Highlights & Insights¶
- The philosophy of "locate-before-edit" is highly intuitive and effective. Analogous to attention editing or region selection in image editing, it achieves frame-level "focused attention" in motion editing through similarity prediction.
- Quantization instead of regression is a design choice worth learning from—edited motion is not unique, and different magnitudes of editing are all plausible; thus, classification tasks support multi-modality.
- The decoupled dual-Transformer architecture is cleanly designed: the Condition Transformer handles the auxiliary task and feature enhancement, while the Diffusion Transformer handles the generation, ensuring mutual independence.
Limitations & Future Work¶
- Validated only on the MotionFix dataset; dataset scale and diversity are relatively limited.
- The definition of similarity relies on Euclidean distances of joint rotations and positions, lacking a semantic-level similarity metric.
- Editing with changing frame lengths is not supported (the source and edited motions might have different frame counts).
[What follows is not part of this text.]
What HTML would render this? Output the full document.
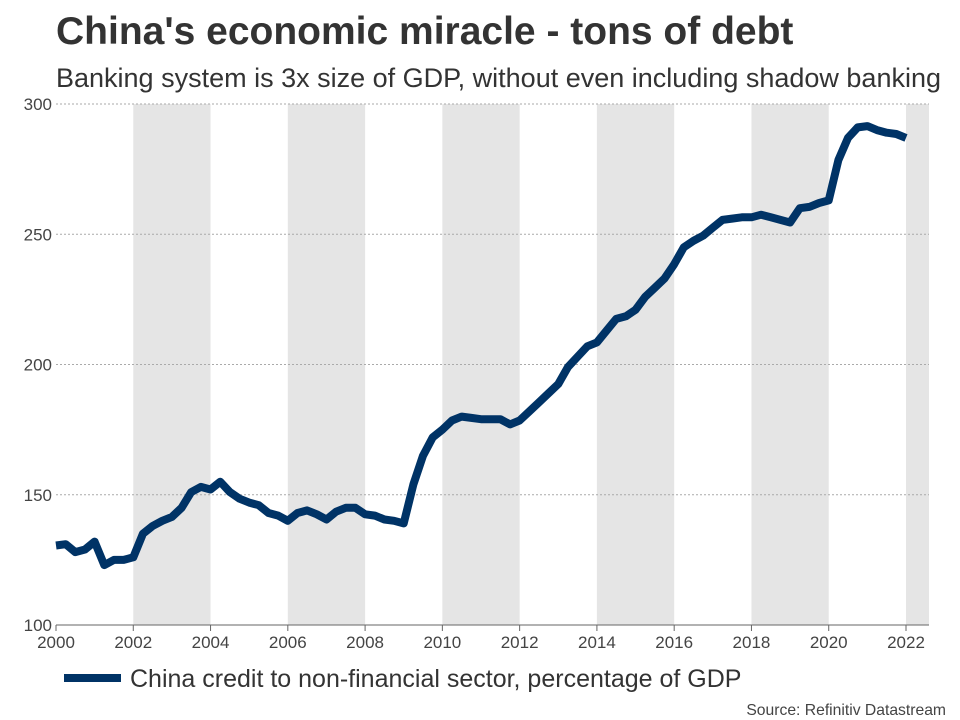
<!DOCTYPE html>
<html><head><meta charset="utf-8"><style>
body{margin:0;background:#fff;font-family:"Liberation Sans",sans-serif;}
#wrap{position:relative;width:960px;height:720px;overflow:hidden;}
</style></head><body>
<div id="wrap">
<svg id="chart" width="960" height="720">
<text x="56" y="44" font-size="39" font-weight="bold" fill="#333">China's economic miracle - tons of debt</text>
<text x="56" y="87" font-size="27" fill="#333">Banking system is 3x size of GDP, without even including shadow banking</text>
<g id="bands"></g><g id="grid"></g><g id="axes"></g><g id="series"></g>
<line x1="64" y1="678" x2="121" y2="678" stroke="#003366" stroke-width="8"/>
<text x="130" y="687" font-size="25" fill="#333">China credit to non-financial sector, percentage of GDP</text>
<text x="946" y="715" font-size="15.7" fill="#444" text-anchor="end">Source: Refinitiv Datastream</text>
</svg></div>
<script>
const yearTicks=[2000,2002,2004,2006,2008,2010,2012,2014,2016,2018,2020,2022];
const yTicks=[100,150,200,250,300];
const shadedStarts=[2002,2006,2010,2014,2018,2022];
const startYear=2000;
const values=[130.5,131,128,129,132,123,125,125,126,135,138,140,141.5,145,151,153,152,155,151,148.5,147,146,143,142,140,143,144,142.5,140.5,143.5,145,145,142.5,142,140.5,140,139,154,165,172,175,178.5,180,179.5,179,179,179,177,178.5,182,185.5,189,192.5,199,203,207,208.5,213,217.5,218.5,221,226,229.5,233,238.5,245,247.5,249.5,252.5,255.5,256,256.5,256.5,257.5,256.5,255.5,254.5,260,260.5,262,263,278.5,287,291,291.5,290,289,288.5,287];
const L=56,R=929,T=104,B=625;
const xs=v=>L+(v-2000)*(906-56)/22;
const ys=v=>B-(v-100)*(B-T)/200;
const NS="http://www.w3.org/2000/svg";
function mk(t,a,p){const e=document.createElementNS(NS,t);for(const k in a)e.setAttribute(k,a[k]);p.appendChild(e);return e;}
const bands=document.getElementById('bands'),grid=document.getElementById('grid'),axes=document.getElementById('axes'),series=document.getElementById('series');
shadedStarts.forEach(s=>{const x1=xs(s),x2=Math.min(xs(s+2),R);
const r=mk('rect',{x:x1,y:T,width:x2-x1,height:B-T,fill:'#e5e5e5'},bands);

});
yTicks.forEach(v=>{const y=ys(v);
const g=mk('line',{x1:L,x2:R,y1:y,y2:y,stroke:'#aaa','stroke-dasharray':'2,2','stroke-width':1},grid);


const t=mk('text',{x:L-4,y:y+6,'font-size':17,fill:'#444','text-anchor':'end'},axes);t.textContent=v;

});
const ax=mk('line',{x1:L,x2:R,y1:B,y2:B,stroke:'#666','stroke-width':1},axes);


yearTicks.forEach(v=>{const x=xs(v);
const tk=mk('line',{x1:x,x2:x,y1:B,y2:B+6,stroke:'#666'},axes);


const t=mk('text',{x:x,y:B+23,'font-size':17,fill:'#444','text-anchor':'middle'},axes);t.textContent=v;

});
const pts=values.map((v,i)=>xs(startYear+i/4).toFixed(1)+','+ys(v).toFixed(1)).join(' ');
const pl=mk('polyline',{points:pts,fill:'none',stroke:'#003366','stroke-width':8,'stroke-linejoin':'round'},series);


</script>
</body></html>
- Hyperparameters such as the sliding window size \(W\), the number of quantization categories \(K\), and the MotionSNR threshold require manual tuning.
Related Work & Insights¶
- vs TMED (MotionFix): TMED directly trains a diffusion model for editing without explicitly modeling "which frames need to be modified". Ours enhances conditional features through an auxiliary task, boosting R@1 by ~11%.
- vs MotionCLR: MotionCLR achieves editing via attention manipulation but does not support free-text inputs. Ours supports free-text and undergoes supervised training.
- vs MDM-BP: MDM-BP performs editing based on a blueprint, but its retrieval metrics are far lower than ours.
Rating¶
- Novelty: ⭐⭐⭐⭐ The concept of auxiliary-task-driven condition enhancement is proposed for the first time in motion editing, and the construction of similarity curves is also creative.
- Experimental Thoroughness: ⭐⭐⭐⭐ Ablation studies cover the key design points, though only on one small dataset.
- Writing Quality: ⭐⭐⭐⭐ The derivation of the method's motivation is natural, and the diagrams are clear.
- Value: ⭐⭐⭐⭐ SOTA achieved in the field of motion editing; the auxiliary task paradigm is transferable.